Restricted Choice

[Zelandakh]

For anyone that is at all confused by Spiso's attempts to confuse and is still bothering to read this thread, here is some real maths, hopefully without error!

 

Bayes' Theorem is p(B|A) = p(A|B)p(B)/p(A).

 

For the problem set by Stephen, one way is to use:

A = LHO has xx, RHO has at least one honour

B = LHO has xx, RHO has KQ

 

So p(A) = 0.1922, p(B) = 0.0678, p(A|B) = 1 and p(B|A) ~= 0.35

 

We could of course also calculate the odds of the second honour being on the left instead by using:

C = LHO has Hxx, RHO has H

 

That gives p(C ) = 0.1244, p(A|C) = 1 and p(C|A) ~= 0.65

 

All simple. The issue that RC works on is looking at the case of the specific honour:

 

D = LHO has Qxx, RHO has K

 

Now if we were to be naive, we might think p(D) = 0.0622, p(A|D) = 1 and p(D|A) ~= 0.32. RC reminds us that this calculation is wrong and that the figure needs to be doubled. That is all it does, it forces non-mathematicians to use the correct interpretation of Bayes' Theorem. There are of course multiple correct ways of arriving at the same answer, as evidenced by the previous cases. But bridge players are usually not so much interested in obtaining the precise probabilities as in knowing the best line of play. And the beauty of RC is in providing that answer without having to know any maths at all. So no, there is no fallacy here. The underlying maths is sound.

[1eyedjack]

For the problem set by Stephen, one way is to use:

A = LHO has xx, RHO has at least one honour

B = LHO has xx, RHO has KQ

 

Are you sure that there is no typo there? If definition of LHO is identical in each of cases A and B, are not RHO hands likewise identical between the cases, by definition?

[Stephen Tu]

I think Zelandakh means lho has xx and either an honor in addition or not for case A.

[1eyedjack]

I think Zelandakh means lho has xx and either an honor in addition or not for case A.

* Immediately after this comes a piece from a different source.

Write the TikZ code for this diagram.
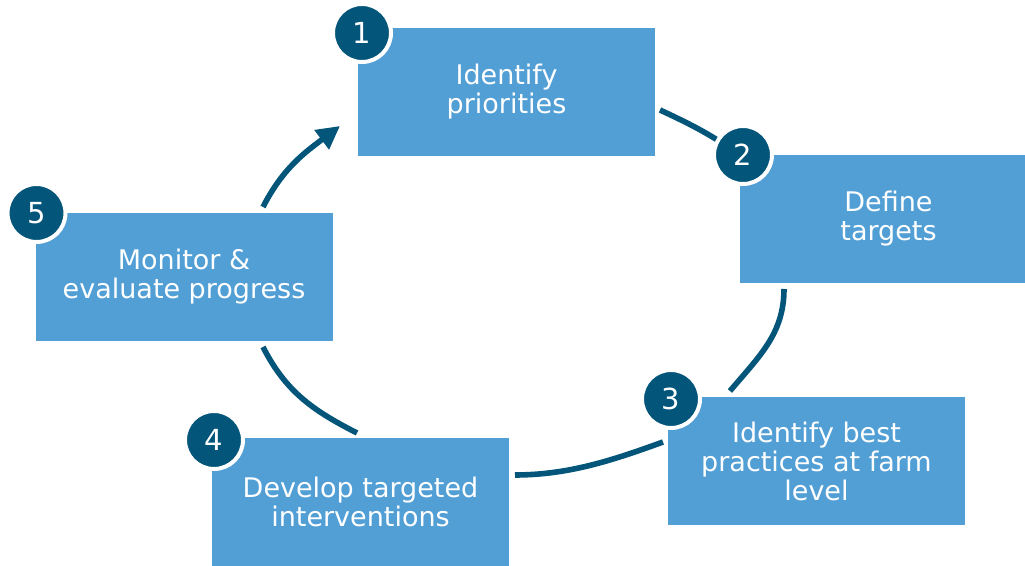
\documentclass[tikz,border=0pt]{standalone}
\usepackage{fontspec}
\setmainfont{DejaVu Sans}
\usetikzlibrary{arrows.meta}
\definecolor{stepblue}{HTML}{529FD6}
\definecolor{stepdark}{HTML}{03557A}
\tikzset{
    step-box/.style = {fill=stepblue, text=white, rectangle, minimum width=148.5pt, minimum height=64pt, inner sep=0pt, outer sep=0pt, align=center, font=\fontsize{13.5}{14.5}\selectfont},
    step-num/.style = {circle, fill=stepdark, draw=white, line width=2pt, minimum size=29pt, inner sep=0pt, text=white, font=\fontsize{14.5}{15}\selectfont},
    cycle-line/.style = {draw=stepdark, line width=2.8pt},
}

\begin{document}
\begin{tikzpicture}[x=0.5pt, y=0.5pt]
\useasboundingbox (0,0) rectangle (1025,566);
\node [step-box] (box1) at (506.5,474) {Identify\\priorities};
\node [step-box] (box2) at (888.5,347) {Define\\targets};
\node [step-box] (box3) at (816.5,105) {Identify best\\practices at farm\\level};
\node [step-box] (box4) at (360.5,64) {Develop targeted\\interventions};
\node [step-box] (box5) at (184,289) {Monitor \&\\evaluate progress};

\draw [cycle-line] ([shift={(5,-18)}]box1.east) to[out=-25, in=145] (box2.north west);
\draw [cycle-line] ([shift={(44,-6)}]box2.south west) to[out=-90, in=50] ([shift={(62,6)}]box3.north west);
\draw [cycle-line] ([shift={(-5,19)}]box3.west) to[out=-160, in=0, looseness=0.9] ([shift={(6,27)}]box4.east);
\draw [cycle-line] ([shift={(-3.5,5)}]box4.north) to[out=153, in=-63] ([shift={(79,-6)}]box5.south);
\draw [cycle-line, -{Triangle[length=11.5pt, width=11.5pt]}] ([shift={(79,6)}]box5.north) to[out=63, in=-143] ([shift={(-18,-34)}]box1.west);

\node [step-num] (num1) at ([shift={(4,-5)}]box1.north west) {1};
\node [step-num] (num2) at ([shift={(3,0)}]box2.north west) {2};
\node [step-num] (num3) at ([shift={(3,-2)}]box3.north west) {3};
\node [step-num] (num4) at ([shift={(2,-2)}]box4.north west) {4};
\node [step-num] (num5) at ([shift={(1,0)}]box5.north west) {5};
\end{tikzpicture}
\end{document}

Ah yes, obvious when thinking what we are trying to achieve.

[Zelandakh]

I think Zelandakh means lho has xx and either an honor in addition or not for case A.

Exactly, A is meant to be the situation we find ourselves in at the point of decision - xx-H + H in an unknown hand - and this is necessary to have the correct conditional probability at the end of it.

[jogs]

I did some sums a few years ago to work out how far an opponent had to depart from random, in terms of the frequency of preferring one card over another equal card, in order to suggest that applying restricted choice only provided a break-even success rate. It would depend on other external factors, no doubt, but in the example I chose to consider (missing QJxx) it worked out that a player had to play one card about 12 times more frequently than the other (when presented with a choice) in order to bring this about. I never had my sums peer reviewed, so perhaps now would be a good time, if I can remember how.

 

Say North has ♠KT987 and 8 non-spades opposite South ♠A654 and 9 non-spades, and no other information. South cashes ♠A to which all follow, East with ♠Q, West low. West also follows low the next Spade. Crunch time.

 

Now suppose that East is known to play Q from QJ doubleton with probability p where 0<=p<=1 (and therefore J from that holding with probability 1-p)

 

The question to resolve is what is the value of p such that when the Q appears on the first round, the success rate in playing for the drop on the second round equals that of the finesse.

 

West has 11 vacant spaces in which to hold the J. East has 12.

 

Under PRC, East's vacant spaces are effectively reduced by a factor p. If p=0, the finesse is certain to succeed. If p=1, the drop is slight favourite by a factor 12:11. If p=0.5 (ie random case), then the finesse is favourite by the ratio 11:6, as predicted by classic PRC.

 

The break even point arises when the ratio 11:12p = 1:1

 

ie when p = 11/12.

 

I conclude therefore that even substantial deviations from random can be afforded before it upsets the recommended finesse suggested by PRC.

Question: You thought you detected a B-I-T by East. East plays an honor(queen or jack). Do you now play East for the other honor?

[sfi]

Question: You thought you detected a B-I-T by East. East plays an honor(queen or jack). Do you now play East for the other honor?

 

Surely anyone above a rank beginner has thought about which one to play many times, and doesn't need to hesitate at the table. Unless it's an obvious enough hesitation that everyone notices it (and possibly comments on it), I'm going to play the hitch to mean 'I need to think about playing my singleton in tempo so he doesn't work out the honours are split' or for them to be playing games.

[Jinksy]

Come on mods put a stop to this shite and ban the (not very good) troll

 

At the very least if you're determined to give him the benefit of the doubt, move it to another forum - I suggest Novice and Beginner.